--- begin RECORDED INFORMATION ---

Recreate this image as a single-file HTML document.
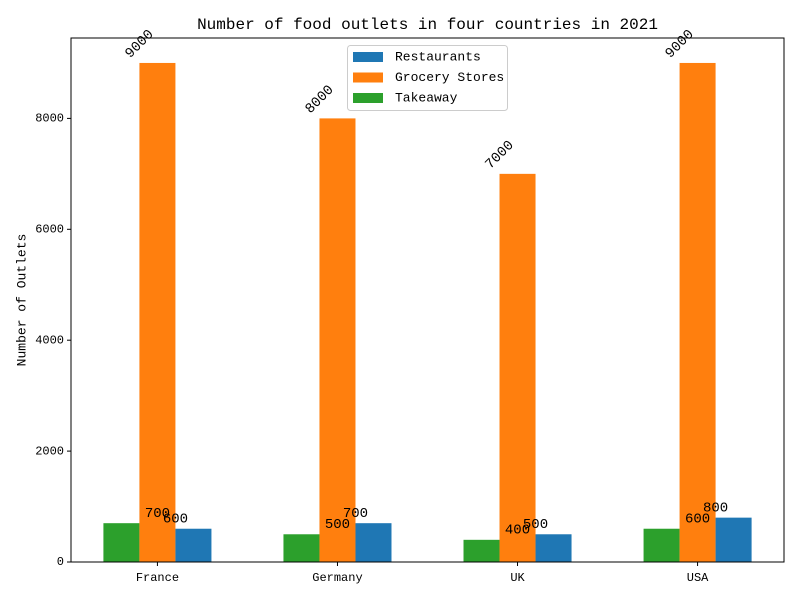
<!DOCTYPE html>
<html><head><meta charset="utf-8"><style>
body{margin:0;background:#fff}
svg text{font-family:"Liberation Mono","WenQuanYi Zen Hei",monospace;fill:#000}
</style></head><body>
<svg width="800" height="600" xmlns="http://www.w3.org/2000/svg">
<rect width="800" height="600" fill="#fff"/>
<g id="bars"></g>
<g id="ax"></g>
</svg>
<script>
const categories=["France","Germany","UK","USA"];
const restaurants=[600,700,500,800];
const grocery=[9000,8000,7000,9000];
const takeaway=[700,500,400,600];
const yTicks=[0,2000,4000,6000,8000];
const L=71,R=784,T=38,B=562,yMax=9450,xMin=-0.48,xMax=3.48;
const xs=v=>L+(v-xMin)/(xMax-xMin)*(R-L);
const ys=v=>B-v/yMax*(B-T);
const NS="http://www.w3.org/2000/svg";
const svg=document.querySelector('svg');
function mk(tag,attrs,parent,text){const e=document.createElementNS(NS,tag);for(const k in attrs)e.setAttribute(k,attrs[k]);if(text!==undefined)e.textContent=text;(parent||svg).appendChild(e);return e;}
const g=document.getElementById('bars');
const bw=0.2,pw=xs(bw)-xs(0);
const series=[[takeaway,-0.2,"#2ca02c","takeaway"],[grocery,0,"#ff7f0e","grocery"],[restaurants,0.2,"#1f77b4","restaurants"]];
categories.forEach((c,i)=>{
 series.forEach(([arr,off,col,nm])=>{
  const x0=xs(i+off-bw/2),y0=ys(arr[i]);
  const r=mk('rect',{x:x0,y:y0,width:pw,height:B-y0,fill:col},g);
  
  
 });
 let t=mk('text',{x:xs(i),y:ys(takeaway[i])-10,'font-size':14,'text-anchor':'middle','dominant-baseline':'middle'},g,takeaway[i]);
 
 
 t=mk('text',{x:xs(i+0.1),y:ys(restaurants[i])-10,'font-size':14,'text-anchor':'middle','dominant-baseline':'middle'},g,restaurants[i]);
 
 
 const cx=xs(i-0.1),cy=ys(grocery[i])-19;
 t=mk('text',{x:cx,y:cy,'font-size':14,'text-anchor':'middle','dominant-baseline':'middle',transform:`rotate(-45 ${cx} ${cy})`},g,grocery[i]);
 
 
});
const ax=document.getElementById('ax');
let f=mk('rect',{x:L,y:T,width:R-L,height:B-T,fill:'none',stroke:'#000','stroke-width':1},ax);

yTicks.forEach(v=>{
 mk('line',{x1:L-4,x2:L,y1:ys(v),y2:ys(v),stroke:'#000'},ax);
 const t=mk('text',{x:L-7,y:ys(v),'font-size':12,'text-anchor':'end','dominant-baseline':'middle'},ax,v);
 
});
categories.forEach((c,i)=>{
 mk('line',{x1:xs(i),x2:xs(i),y1:B,y2:B+4,stroke:'#000'},ax);
 const t=mk('text',{x:xs(i),y:B+16,'font-size':12,'text-anchor':'middle','dominant-baseline':'middle'},ax,c);
 
});
let t=mk('text',{x:(L+R)/2,y:25,'font-size':16,'text-anchor':'middle','dominant-baseline':'middle'},ax,'Number of food outlets in four countries in 2021');

t=mk('text',{x:22,y:(T+B)/2,'font-size':13,'text-anchor':'middle','dominant-baseline':'middle',transform:`rotate(-90 22 ${(T+B)/2})`},ax,'Number of Outlets');

const lg=mk('g',{},ax);

mk('rect',{x:347.5,y:45.5,width:160,height:65,rx:3,fill:'#fff',stroke:'#ccc'},lg);
[["Restaurants","#1f77b4"],["Grocery Stores","#ff7f0e"],["Takeaway","#2ca02c"]].forEach(([n,c],k)=>{
 const y=57+k*20.5;
 mk('rect',{x:353,y:y-5,width:30,height:10,fill:c},lg);
 const e=mk('text',{x:395,y:y,'font-size':13,'dominant-baseline':'middle'},lg,n);
 
});
</script>
</body></html>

--- end RECORDED INFORMATION ---

# PROBLEM TO SOLVE
Omit any images, then output the listing exactly.

# EXERCISE OUTPUT
Recreate this image as a single-file HTML document.
<!DOCTYPE html>
<html><head><meta charset="utf-8"><style>
body{margin:0;background:#fff}
svg text{font-family:"Liberation Mono","WenQuanYi Zen Hei",monospace;fill:#000}
</style></head><body>
<svg width="800" height="600" xmlns="http://www.w3.org/2000/svg">
<rect width="800" height="600" fill="#fff"/>
<g id="bars"></g>
<g id="ax"></g>
</svg>
<script>
const categories=["France","Germany","UK","USA"];
const restaurants=[600,700,500,800];
const grocery=[9000,8000,7000,9000];
const takeaway=[700,500,400,600];
const yTicks=[0,2000,4000,6000,8000];
const L=71,R=784,T=38,B=562,yMax=9450,xMin=-0.48,xMax=3.48;
const xs=v=>L+(v-xMin)/(xMax-xMin)*(R-L);
const ys=v=>B-v/yMax*(B-T);
const NS="http://www.w3.org/2000/svg";
const svg=document.querySelector('svg');
function mk(tag,attrs,parent,text){const e=document.createElementNS(NS,tag);for(const k in attrs)e.setAttribute(k,attrs[k]);if(text!==undefined)e.textContent=text;(parent||svg).appendChild(e);return e;}
const g=document.getElementById('bars');
const bw=0.2,pw=xs(bw)-xs(0);
const series=[[takeaway,-0.2,"#2ca02c","takeaway"],[grocery,0,"#ff7f0e","grocery"],[restaurants,0.2,"#1f77b4","restaurants"]];
categories.forEach((c,i)=>{
 series.forEach(([arr,off,col,nm])=>{
  const x0=xs(i+off-bw/2),y0=ys(arr[i]);
  const r=mk('rect',{x:x0,y:y0,width:pw,height:B-y0,fill:col},g);
  
  
 });
 let t=mk('text',{x:xs(i),y:ys(takeaway[i])-10,'font-size':14,'text-anchor':'middle','dominant-baseline':'middle'},g,takeaway[i]);
 
 
 t=mk('text',{x:xs(i+0.1),y:ys(restaurants[i])-10,'font-size':14,'text-anchor':'middle','dominant-baseline':'middle'},g,restaurants[i]);
 
 
 const cx=xs(i-0.1),cy=ys(grocery[i])-19;
 t=mk('text',{x:cx,y:cy,'font-size':14,'text-anchor':'middle','dominant-baseline':'middle',transform:`rotate(-45 ${cx} ${cy})`},g,grocery[i]);
 
 
});
const ax=document.getElementById('ax');
let f=mk('rect',{x:L,y:T,width:R-L,height:B-T,fill:'none',stroke:'#000','stroke-width':1},ax);

yTicks.forEach(v=>{
 mk('line',{x1:L-4,x2:L,y1:ys(v),y2:ys(v),stroke:'#000'},ax);
 const t=mk('text',{x:L-7,y:ys(v),'font-size':12,'text-anchor':'end','dominant-baseline':'middle'},ax,v);
 
});
categories.forEach((c,i)=>{
 mk('line',{x1:xs(i),x2:xs(i),y1:B,y2:B+4,stroke:'#000'},ax);
 const t=mk('text',{x:xs(i),y:B+16,'font-size':12,'text-anchor':'middle','dominant-baseline':'middle'},ax,c);
 
});
let t=mk('text',{x:(L+R)/2,y:25,'font-size':16,'text-anchor':'middle','dominant-baseline':'middle'},ax,'Number of food outlets in four countries in 2021');

t=mk('text',{x:22,y:(T+B)/2,'font-size':13,'text-anchor':'middle','dominant-baseline':'middle',transform:`rotate(-90 22 ${(T+B)/2})`},ax,'Number of Outlets');

const lg=mk('g',{},ax);

mk('rect',{x:347.5,y:45.5,width:160,height:65,rx:3,fill:'#fff',stroke:'#ccc'},lg);
[["Restaurants","#1f77b4"],["Grocery Stores","#ff7f0e"],["Takeaway","#2ca02c"]].forEach(([n,c],k)=>{
 const y=57+k*20.5;
 mk('rect',{x:353,y:y-5,width:30,height:10,fill:c},lg);
 const e=mk('text',{x:395,y:y,'font-size':13,'dominant-baseline':'middle'},lg,n);
 
});
</script>
</body></html>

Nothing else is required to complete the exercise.